Find the standard form of the equation of the line that is perpendicular to -6x+5y=-6 and contains (8, -6)
By the way, thanks so much to anyone that can help me! (I forgot to add that before!)
The slope of the line
-6x+5y=-6
can be seen by rewriting it as
y = (6/5)x - 6/5
That slope is 6/5. A perpendicular line will therefore have slope -5/6.
Such a line passing through (8, -6) would have the equation
y +6 = (-5/6) (x-8)
y = -6 -(5/6)x + 40/6
y = (-5/6)x + (2/3)
To find the equation of a line that is perpendicular to the given line, we need to determine the slope of the given line and then find the negative reciprocal of that slope.
Step 1: Convert the equation -6x + 5y = -6 to slope-intercept form (y = mx + b), where m represents the slope and b represents the y-intercept.
-6x + 5y = -6
5y = 6x - 6
y = (6/5)x - 6/5
Step 2: Determine the slope of the given line. The equation is in the form y = mx + b, where m is the slope. Thus, the slope of the given line is 6/5.

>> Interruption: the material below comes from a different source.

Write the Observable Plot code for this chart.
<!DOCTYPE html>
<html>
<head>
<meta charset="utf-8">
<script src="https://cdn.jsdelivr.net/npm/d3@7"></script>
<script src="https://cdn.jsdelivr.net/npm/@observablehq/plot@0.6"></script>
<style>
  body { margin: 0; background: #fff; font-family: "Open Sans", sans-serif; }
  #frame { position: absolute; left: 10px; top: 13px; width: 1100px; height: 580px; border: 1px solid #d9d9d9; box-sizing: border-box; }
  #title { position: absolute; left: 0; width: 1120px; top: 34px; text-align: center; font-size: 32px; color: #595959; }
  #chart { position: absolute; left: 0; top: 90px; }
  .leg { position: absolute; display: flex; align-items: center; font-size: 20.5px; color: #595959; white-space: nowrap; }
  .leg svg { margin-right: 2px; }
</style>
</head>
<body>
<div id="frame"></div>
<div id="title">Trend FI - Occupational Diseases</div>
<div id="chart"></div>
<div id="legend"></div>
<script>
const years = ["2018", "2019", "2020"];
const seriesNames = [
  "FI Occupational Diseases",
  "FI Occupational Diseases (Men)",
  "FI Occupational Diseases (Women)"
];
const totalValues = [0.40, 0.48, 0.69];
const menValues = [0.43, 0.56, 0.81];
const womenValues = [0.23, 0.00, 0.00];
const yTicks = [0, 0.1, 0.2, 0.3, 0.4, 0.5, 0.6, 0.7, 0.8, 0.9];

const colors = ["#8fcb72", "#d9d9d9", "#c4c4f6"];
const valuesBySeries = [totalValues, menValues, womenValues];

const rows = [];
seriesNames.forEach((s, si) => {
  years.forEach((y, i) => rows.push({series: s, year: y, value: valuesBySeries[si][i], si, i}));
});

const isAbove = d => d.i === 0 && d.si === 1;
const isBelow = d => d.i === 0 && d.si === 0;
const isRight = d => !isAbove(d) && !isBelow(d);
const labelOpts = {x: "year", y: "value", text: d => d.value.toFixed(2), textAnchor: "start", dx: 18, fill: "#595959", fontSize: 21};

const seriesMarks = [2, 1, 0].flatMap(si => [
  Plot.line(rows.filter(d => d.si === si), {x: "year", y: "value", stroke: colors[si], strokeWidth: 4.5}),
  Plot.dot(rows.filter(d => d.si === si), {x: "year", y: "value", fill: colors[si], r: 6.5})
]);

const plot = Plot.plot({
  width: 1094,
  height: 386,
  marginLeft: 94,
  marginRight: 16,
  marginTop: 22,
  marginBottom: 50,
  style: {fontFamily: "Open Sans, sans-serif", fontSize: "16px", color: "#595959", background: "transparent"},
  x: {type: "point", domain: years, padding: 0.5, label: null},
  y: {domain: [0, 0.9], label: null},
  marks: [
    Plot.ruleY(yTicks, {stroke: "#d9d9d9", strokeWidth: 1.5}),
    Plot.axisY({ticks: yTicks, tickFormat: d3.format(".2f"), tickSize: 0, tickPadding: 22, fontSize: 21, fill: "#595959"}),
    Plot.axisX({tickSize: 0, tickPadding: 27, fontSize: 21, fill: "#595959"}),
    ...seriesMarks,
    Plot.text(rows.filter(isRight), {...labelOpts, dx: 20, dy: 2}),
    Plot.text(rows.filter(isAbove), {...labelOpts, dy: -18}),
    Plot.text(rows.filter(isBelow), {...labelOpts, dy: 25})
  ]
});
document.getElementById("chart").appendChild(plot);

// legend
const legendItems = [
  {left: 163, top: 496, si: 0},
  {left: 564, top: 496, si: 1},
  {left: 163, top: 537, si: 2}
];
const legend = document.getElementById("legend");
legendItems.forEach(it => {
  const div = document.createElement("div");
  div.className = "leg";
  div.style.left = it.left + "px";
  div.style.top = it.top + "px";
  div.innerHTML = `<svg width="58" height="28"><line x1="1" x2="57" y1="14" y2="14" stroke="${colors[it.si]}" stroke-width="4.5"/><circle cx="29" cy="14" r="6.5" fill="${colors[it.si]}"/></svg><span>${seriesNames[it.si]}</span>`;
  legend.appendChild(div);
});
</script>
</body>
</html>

Step 3: Find the negative reciprocal of the slope of the given line to get the slope of the perpendicular line. The negative reciprocal of 6/5 is -5/6.
Step 4: Use the point-slope form of a line, which is y - y₁ = m(x - x₁), where (x₁, y₁) represents the given point and m represents the slope of the line.
In this case, the given point is (8, -6) and the slope is -5/6. Plugging that into the equation, we get:
y - (-6) = (-5/6)(x - 8)
y + 6 = (-5/6)(x - 8)
Step 5: Simplify the equation.
y + 6 = (-5/6)x + 40/6
y + 6 = (-5/6)x + 20/3
Step 6: Convert the equation to standard form, which is Ax + By = C.
Multiply through by 6 to eliminate the fractions:
6(y + 6) = 6(-5/6)x + 6(20/3)
6y + 36 = -5x + 40
5x + 6y = 4
Therefore, the standard form of the equation of the line that is perpendicular to -6x + 5y = -6 and passes through (8, -6) is 5x + 6y = 4.